As any good driver knows, tunes are crucial to complete the experience, and this game delivers in full force. Featuring over 97 songs distributed through different genres, there’s music within to please even the most discerning ear. However, many songs are from lesser-known artists such as Santogold, MGMT, and Kudu (a few of my favorites), but after showcasing such talent in a game that will see much exposure, the bands involved couldn’t have asked for better placement. Driving techno, raunchy rap, and even hardcore rock is available. If you don’t like a song? It’s simple–just remove it from your playlist. You can change what plays by selecting a genre or letting each song play. I found the tracklist to be infectiously catchy, and began seeking out the soundtrack after only a couple hours of play.

Since much of the single player story runs rather thin on real story and high on mission-based racing, Rockstar has implemented online gameplay that provides more fun after you’ve exhausted solitary options. Racing with friends is a breeze via the T-Mobile Sidekick, and if that’s not your thing, you can snap photos of your sweet ride with the Rate My Ride feature. This submits your photos (and your car for purchase, if you so choose) to the online Midnight Club community to score.
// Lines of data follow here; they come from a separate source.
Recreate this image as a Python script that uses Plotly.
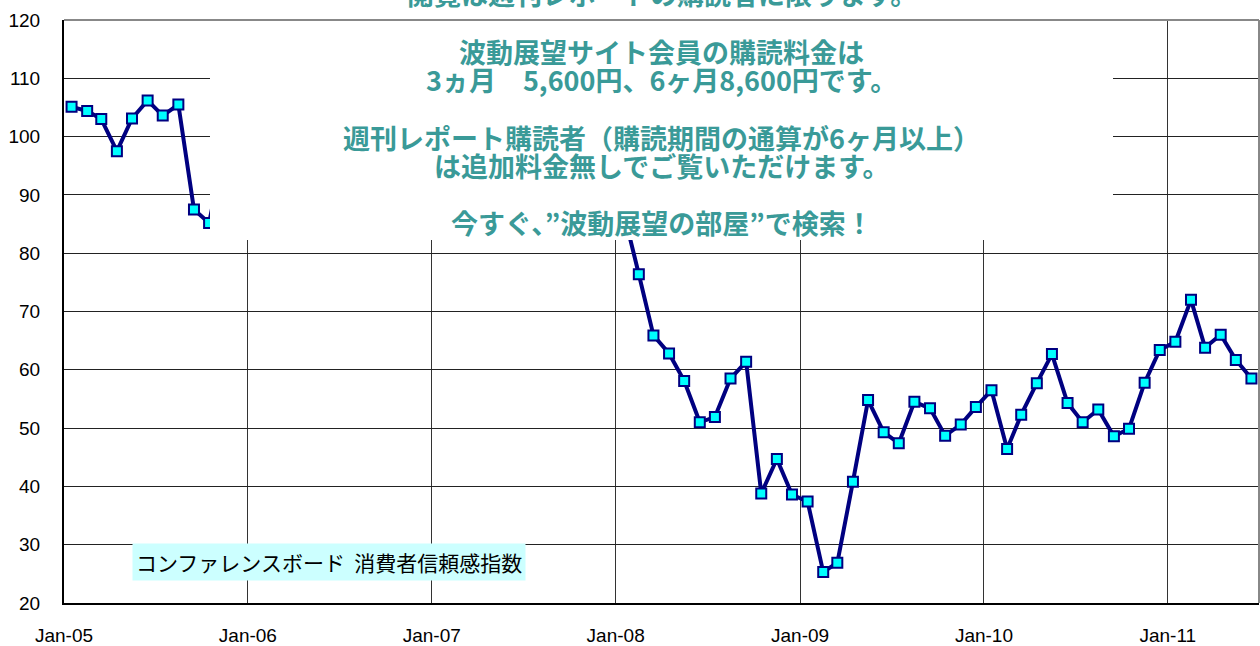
"""Conference Board consumer confidence index, monthly 2005-2011."""

import pandas as pd
import plotly.graph_objects as go

# monthly readings, Jan-05 .. Jun-11
VALUES_2005 = [105.1, 104.4, 103.0, 97.5, 103.1, 106.2, 103.6, 105.5, 87.5, 85.2, 98.3, 103.8]
VALUES_2006 = [106.8, 102.7, 107.5, 109.8, 104.7, 105.4, 107.0, 100.2, 105.9, 105.1, 105.3, 110.0]
VALUES_2007 = [110.2, 111.2, 108.2, 106.3, 108.5, 105.3, 111.9, 105.6, 99.5, 95.2, 87.8, 90.6]
VALUES_2008 = [87.3, 76.4, 65.9, 62.8, 58.1, 51.0, 51.9, 58.5, 61.4, 38.8, 44.7, 38.6]
VALUES_2009 = [37.4, 25.3, 26.9, 40.8, 54.8, 49.3, 47.4, 54.5, 53.4, 48.7, 50.6, 53.6]
VALUES_2010 = [56.5, 46.4, 52.3, 57.7, 62.7, 54.3, 51.0, 53.2, 48.6, 49.9, 57.8, 63.4]
VALUES_2011 = [64.8, 72.0, 63.8, 66.0, 61.7, 58.5]

values = (VALUES_2005 + VALUES_2006 + VALUES_2007 + VALUES_2008
          + VALUES_2009 + VALUES_2010 + VALUES_2011)
# each month sits in the middle of its slot, as in the source sheet
months = pd.date_range("2005-01-01", periods=len(values), freq="MS") + pd.Timedelta(days=15)

TICK_DATES = ["2005-01-01", "2006-01-01", "2007-01-01", "2008-01-01",
              "2009-01-01", "2010-01-01", "2011-01-01"]
TICK_LABELS = ["Jan-05", "Jan-06", "Jan-07", "Jan-08", "Jan-09", "Jan-10", "Jan-11"]

SERIES_LABEL = "コンファレンスボード  消費者信頼感指数"
NOTICE_LINES = [
    "閲覧は週刊レポートの購読者に限ります。",
    "",
    "波動展望サイト会員の購読料金は",
    "3ヵ月　5,600円、6ヶ月8,600円です。",
    "",
    "週刊レポート購読者（購読期間の通算が6ヶ月以上）",
    "は追加料金無しでご覧いただけます。",
    "",
    "今すぐ、”波動展望の部屋”で検索！",
]

W, H = 1260, 646
L, R, T, B = 64, 1, 20, 43
PLOT_H = H - T - B
PLOT_W = W - L - R


def py(pixel_y):
    """page pixel row -> paper y"""
    return 1 - (pixel_y - T) / PLOT_H


def px(pixel_x):
    return (pixel_x - L) / PLOT_W


fig = go.Figure()

fig.add_trace(
    go.Scatter(
        x=months,
        y=values,
        mode="lines+markers",
        line=dict(color="#000080", width=4),
        marker=dict(symbol="square", size=10, color="#00ffff",
                    line=dict(color="#000080", width=2)),
        showlegend=False,
        hoverinfo="x+y",
        cliponaxis=False,
    )
)

# white notice panel over the upper middle of the chart
fig.add_shape(
    type="rect", xref="paper", yref="paper",
    x0=px(210), x1=px(1113), y0=py(240), y1=py(-5),
    fillcolor="white", line=dict(width=0), layer="above",
)
# grey top / right frame
fig.add_shape(type="line", xref="paper", yref="paper", x0=0, x1=1, y0=1, y1=1,
              line=dict(color="#888888", width=2), layer="above")
fig.add_shape(type="line", xref="paper", yref="paper", x0=1, x1=1, y0=0, y1=1,
              line=dict(color="#888888", width=2), layer="above")

line_step = 28.6
for i, txt in enumerate(NOTICE_LINES):
    if not txt:
        continue
    fig.add_annotation(
        text=f"<b>{txt}</b>", xref="paper", yref="paper",
        x=0.5, y=py(-6 + i * line_step), xanchor="center", yanchor="middle",
        showarrow=False,
        font=dict(family="Noto Sans CJK JP", size=27, color="#3a9a98"),
    )

fig.add_annotation(
    text=SERIES_LABEL, xref="paper", yref="paper",
    x=px(132), y=py(562), xanchor="left", yanchor="middle",
    showarrow=False, bgcolor="#ccffff", borderpad=3,
    font=dict(family="Noto Sans CJK JP", size=21, color="black"),
)

fig.update_layout(
    width=W,
    height=H,
    margin=dict(l=L, r=R, t=T, b=B, autoexpand=False),
    paper_bgcolor="white",
    plot_bgcolor="white",
    font=dict(family="Liberation Sans, Arial", size=19, color="black"),
    xaxis=dict(
        type="date",
        range=["2005-01-01", "2011-07-01"],
        tickvals=TICK_DATES,
        ticktext=TICK_LABELS,
        showgrid=True,
        gridcolor="#333333",
        gridwidth=1,
        showline=True,
        linecolor="black",
        linewidth=2,
        ticks="",
        ticklabelstandoff=14,
        zeroline=False,
        automargin=False,
    ),
    yaxis=dict(
        range=[20, 120],
        dtick=10,
        showgrid=True,
        gridcolor="#222222",
        gridwidth=1,
        showline=True,
        linecolor="black",
        linewidth=2,
        ticks="",
        ticklabelstandoff=18,
        zeroline=False,
        automargin=False,
    ),
)

# drop the browser's default 8px page margin so the figure fills the window
fig.write_html(
    "out.html",
    config={"displayModeBar": False},
    post_script="document.body.style.margin = '0';",
)
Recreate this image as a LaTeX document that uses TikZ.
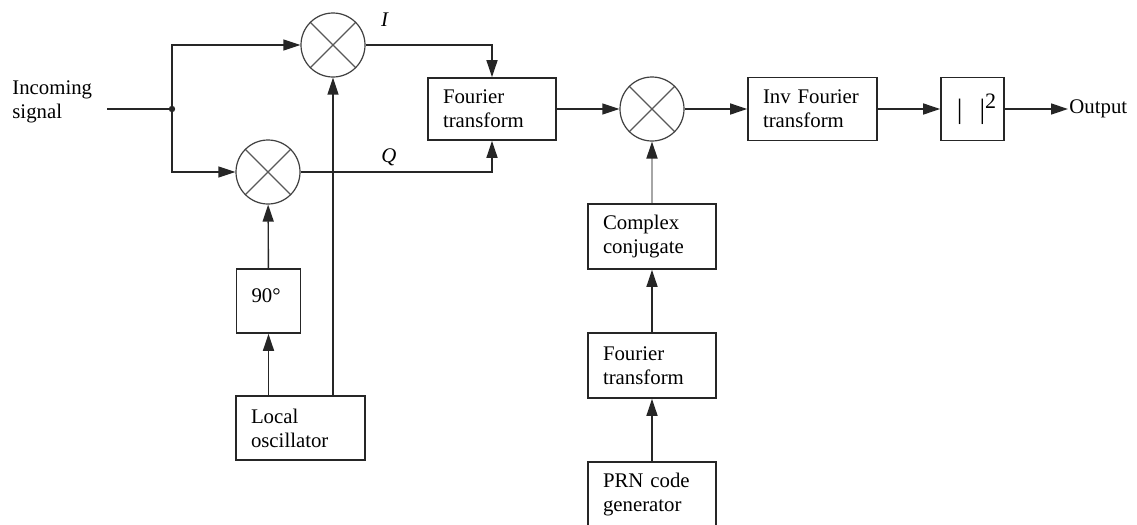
\documentclass[tikz,border=0pt]{standalone}
\usepackage{fontspec}
\setmainfont{Liberation Serif}
\usetikzlibrary{arrows.meta}
\begin{document}
\begin{tikzpicture}[x=0.5pt,y=-0.5pt,
  font=\fontsize{10.4}{12}\selectfont,
  wire/.style={line width=0.7pt, draw=black!85},
  arr/.style={wire, -{Triangle[length=8.5pt,width=5.5pt]}},
  garr/.style={line width=0.9pt, draw=black!35, -{Triangle[length=8.5pt,width=5.5pt,color=black!85]}},
  blk/.style={draw=black!85, line width=0.8pt, rectangle, inner ysep=0pt, inner xsep=7.5pt, align=left},
  mix/.style={circle, draw=black!75, line width=0.6pt, minimum size=32pt, inner sep=0pt,
    path picture={\draw[black!65, line width=0.55pt]
      (path picture bounding box.north west) -- (path picture bounding box.south east)
      (path picture bounding box.south west) -- (path picture bounding box.north east);}},
  lbl/.style={inner sep=0.5pt}
]
\useasboundingbox (0,0) rectangle (1137,525);
\clip (0,0) rectangle (1137,525);
\fill[white] (0,0) rectangle (1137,525);

% text
\node[lbl, anchor=west, align=left, inner sep=0pt] (insig) at (12,102) {Incoming\\signal};
\node[lbl] (lI) at (385,20) {\textit{I}};
\node[lbl] (lQ) at (389,157) {\textit{Q}};

% mixers
\node[mix] (m1) at (333,45) {};
\node[mix] (m2) at (268,172) {};
\node[mix] (m3) at (652,109) {};

% boxes
\node[blk, text width=49pt, minimum height=31pt] (ft1) at (492,109) {Fourier\\transform};
\node[blk, text width=49.5pt, minimum height=31.5pt] (ift) at (812.5,109) {Inv Fourier\\transform};
\node[blk, minimum width=31.5pt, minimum height=31.5pt, align=center, inner xsep=0pt] (abs) at (972.5,109)
  {\hspace{4pt}{\fontsize{14}{14}\selectfont|\hspace{8.6pt}|}\raisebox{5pt}{\fontsize{11}{11}\selectfont 2}};
\node[lbl, anchor=west] (out) at (1068,109) {Output};
\node[blk, text width=17pt, text height=7.5pt, text depth=6.5pt, minimum height=32pt] (ph) at (268.5,301) {90°};
\node[blk, text width=49.5pt, minimum height=32pt] (lo) at (300.5,428) {Local\\oscillator};
\node[blk, text width=49pt, minimum height=32.5pt] (cc) at (652,236.5) {Complex\\conjugate};
\node[blk, text width=49pt, minimum height=32.5pt] (ft2) at (652,365.5) {Fourier\\transform};
\node[blk, text width=49pt, minimum height=32.5pt] (prn) at (652,494.5) {PRN code\\generator};

% connectors
\coordinate (in) at (107,109);
\coordinate (j) at (172,109);
\draw[wire] (in) -- (j);
\draw[arr] (j) |- (m1);
\draw[arr] (j) |- (m2);
\fill[black!85] (j) circle[radius=1.6pt];
\draw[arr] (m1) -| (ft1);
\draw[arr] (m2) -| (ft1);
\draw[arr] (ph) -- (m2);
\draw[arr] (lo.north -| ph) -- (ph);
\draw[arr] (lo.north -| m1) -- (m1);
\draw[arr] (ft1) -- (m3);
\draw[arr] (m3) -- (ift);
\draw[arr] (ift) -- (abs);
\draw[arr] (abs) -- (out);
\draw[garr] (cc) -- (m3);
\draw[arr] (ft2) -- (cc);
\draw[arr] (prn) -- (ft2);
\end{tikzpicture}
\end{document}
This is an interesting take on customizing rides, and an invitation to spend more time and hard-earned cash on tricking out rides that would otherwise be plain and blah.

Overall, Midnight Club: Los Angeles is arguably the best entry into the series. Cars handle exceptionally well, the city is rendered beautifully, and there is a wide selection of music to accompany you while you’re serving up beatdowns to opponents. While the difficult does provide a disparaging amount of frustration for some gamers, it’s also a good motivator to keep you on your toes. Some gamers may find the small amount of cars available a turnoff, but there’s so many positive aspects of the game that it’s currently one of the best arcade racers available right now. The feeling of speed is alive and well. There’s never been a better time to experience the streets of Los Angeles.